Tudo no computador. Só meus diários são à mão. Mas eu sou da geração que já tinha aula de informática na escola, então…
De onde vêm suas ideias? Há um conjunto de hábitos que você cultiva para se manter criativa?
As ideias vêm das mais diferentes fontes. Às vezes vejo algo na rua e isso me dá vontade de escrever. Às vezes é uma sensação ou um sentimento. Acho que meus diários me ajudam muito a manter minha criatividade. Ali eu coloco o que vi, o que senti, o que achei. Acabam surgindo ideias de textos mais elaborados. As aulas da Ninfa também ajudam muito, porque ela está sempre nos provocando com imagens, palavras, textos de outros autores… Ela sempre nos instiga a escrever e seu olhar é muito generoso e cuidadoso. Acho que todo mundo que gosta de escrever devia investir num curso assim.
O que você acha que mudou no seu processo de escrita ao longo dos anos? O que você diria a si mesma se pudesse voltar à escrita de seus primeiros textos?
Ficou mais madura e lapidada. Eu costumava escrever e não voltar ao texto para trabalhá-lo. Achava que, se estava no papel, estava pronto. Tenho vergonha de váááários textos meus que estão no blog. São muito frágeis, dramáticos, bobos. Mas não os apago. Acho que fazem parte do que a minha escrita se tornou hoje e são importantes por isso. Além do que foram eles que me salvaram na pior época da minha vida! Seria uma ingratidão apagá-los. Agradeço a cada um deles, pois me ajudaram a superar aquela fase da melhor maneira possível.
Que projeto você gostaria de fazer, mas ainda não começou? Que livro você gostaria de ler e ele ainda não existe?
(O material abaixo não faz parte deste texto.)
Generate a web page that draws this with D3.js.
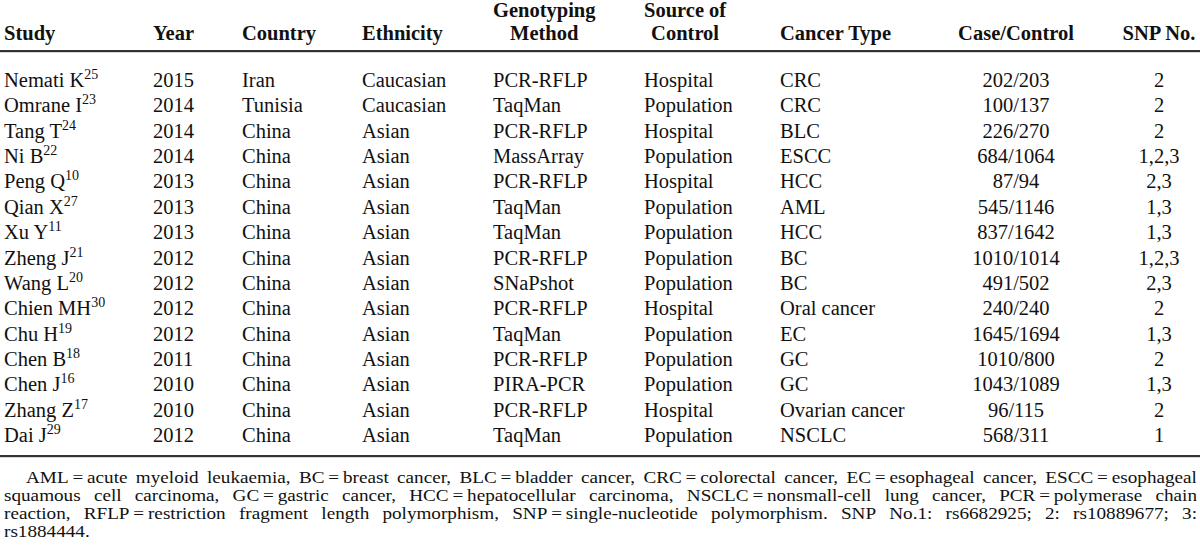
<!DOCTYPE html>
<html><head><meta charset="utf-8">
<script src="https://cdn.jsdelivr.net/npm/d3@7"></script>
<style>
html,body{margin:0;padding:0;background:#fff;}
svg{display:block;}
text{font-family:"Liberation Serif","Times New Roman",serif;fill:#111;}
</style></head>
<body>
<svg id="chart" width="1200" height="553"></svg>
<script>
// ---- data ----
const headers = [["Study"],["Year"],["Country"],["Ethnicity"],["Genotyping","Method"],["Source of","Control"],["Cancer Type"],["Case/Control"],["SNP No."]];
const studies = ["Nemati K","Omrane I","Tang T","Ni B","Peng Q","Qian X","Xu Y","Zheng J","Wang L","Chien MH","Chu H","Chen B","Chen J","Zhang Z","Dai J"];
const refs = ["25","23","24","22","10","27","11","21","20","30","19","18","16","17","29"];
const years = ["2015","2014","2014","2014","2013","2013","2013","2012","2012","2012","2012","2011","2010","2010","2012"];
const countries = ["Iran","Tunisia","China","China","China","China","China","China","China","China","China","China","China","China","China"];
const ethnicities = ["Caucasian","Caucasian","Asian","Asian","Asian","Asian","Asian","Asian","Asian","Asian","Asian","Asian","Asian","Asian","Asian"];
const methods = ["PCR-RFLP","TaqMan","PCR-RFLP","MassArray","PCR-RFLP","TaqMan","TaqMan","PCR-RFLP","SNaPshot","PCR-RFLP","TaqMan","PCR-RFLP","PIRA-PCR","PCR-RFLP","TaqMan"];
const sources = ["Hospital","Population","Hospital","Population","Hospital","Population","Population","Population","Population","Hospital","Population","Population","Population","Hospital","Population"];
const cancerTypes = ["CRC","CRC","BLC","ESCC","HCC","AML","HCC","BC","BC","Oral cancer","EC","GC","GC","Ovarian cancer","NSCLC"];
const caseControl = ["202/203","100/137","226/270","684/1064","87/94","545/1146","837/1642","1010/1014","491/502","240/240","1645/1694","1010/800","1043/1089","96/115","568/311"];
const snpNo = ["2","2","2","1,2,3","2,3","1,3","1,3","1,2,3","2,3","2","1,3","2","1,3","2","1"];
const footLines = [
  "AML = acute myeloid leukaemia, BC = breast cancer, BLC = bladder cancer, CRC = colorectal cancer, EC = esophageal cancer, ESCC = esophageal",
  "squamous cell carcinoma, GC = gastric cancer, HCC = hepatocellular carcinoma, NSCLC = nonsmall-cell lung cancer, PCR = polymerase chain",
  "reaction, RFLP = restriction fragment length polymorphism, SNP = single-nucleotide polymorphism. SNP No.1: rs6682925; 2: rs10889677; 3:",
  "rs1884444."
];

// ---- layout ----
const svg = d3.select("#chart");
const W = 1200;
const fs = 20.5, fsFoot = 17.6, footStretch = 1.09;
const colX = [4,153,242,362,493,644,780,1016,1159];
const colAlign = ["start","start","start","start","start","start","start","middle","middle"];
const y = d3.scaleLinear().domain([0, studies.length-1]).range([87, 442]);

// header
headers.forEach((lines,ci)=>{
  const g = svg.append("g");
  const ts = lines.map((l,li)=> g.append("text")
      .attr("y", lines.length===2 ? (li===0?17:40) : 40)
      .attr("font-size", fs).attr("font-weight","bold").text(l));
  if (colAlign[ci]==="middle") {
    ts.forEach(t=>t.attr("x",colX[ci]).attr("text-anchor","middle"));
  } else if (lines.length===2) {
    const maxW = d3.max(ts, t=>t.node().getComputedTextLength());
    ts.forEach(t=>t.attr("x",colX[ci]+maxW/2).attr("text-anchor","middle"));
  } else {
    ts.forEach(t=>t.attr("x",colX[ci]));
  }
});

svg.append("rect").attr("x",0).attr("y",50).attr("width",W).attr("height",2.2).attr("fill","#333");

const cols = [studies,years,countries,ethnicities,methods,sources,cancerTypes,caseControl,snpNo];
cols.forEach((arr,ci)=>{
  svg.append("g").selectAll("text").data(arr).join("text")
    .attr("x",colX[ci]).attr("y",(d,i)=>y(i))
    .attr("text-anchor",colAlign[ci])
    .attr("font-size",fs)
    .each(function(d,i){
      const t = d3.select(this);
      t.append("tspan").text(d);
      if (ci===0) {
        t.append("tspan").attr("font-size",14).attr("dy",-8).text(refs[i]);
      }
    });
});

svg.append("rect").attr("x",0).attr("y",455).attr("width",W).attr("height",2.2).attr("fill","#333");

// footnote, justified
const footY = d3.scaleLinear().domain([0,3]).range([483,537]);
const left = 4, right = 1197, indent = 22;
footLines.forEach((line,li)=>{
  const words = line.replace(/ = /g,"\u2009=\u2009").split(" ");
  const x0 = left + (li===0?indent:0);
  const g = svg.append("g");
  const ts = words.map(w=> g.append("text").attr("font-size",fsFoot).text(w));
  const widths = ts.map(t=>t.node().getComputedTextLength()*footStretch);
  const total = d3.sum(widths);
  const last = li===footLines.length-1;
  const gap = (last || words.length<2) ? fsFoot*0.25 : (right - x0 - total)/(words.length-1);
  let x = x0;
  ts.forEach((t,i)=>{
    t.attr("transform",`translate(${x},${footY(li)}) scale(${footStretch},1)`);
    x += widths[i] + gap;
  });
});
</script>
</body></html>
Escrever um livro infantil solo, com belas ilustrações. Até hoje participei de projetos lindos e coletivos. Gostaria, então, de ter um livro infantil solo. Isso é algo que tenho muita vontade de fazer, mas ainda não aconteceu. Talvez eu ainda não esteja preparada. Talvez eu ainda não tenha escrito o texto que mereça isso.
Sobre um livro que eu gostaria de ler e ele ainda não existe? Ah, não sei responder isso. Acho que o meu mesmo, quem sabe um dia?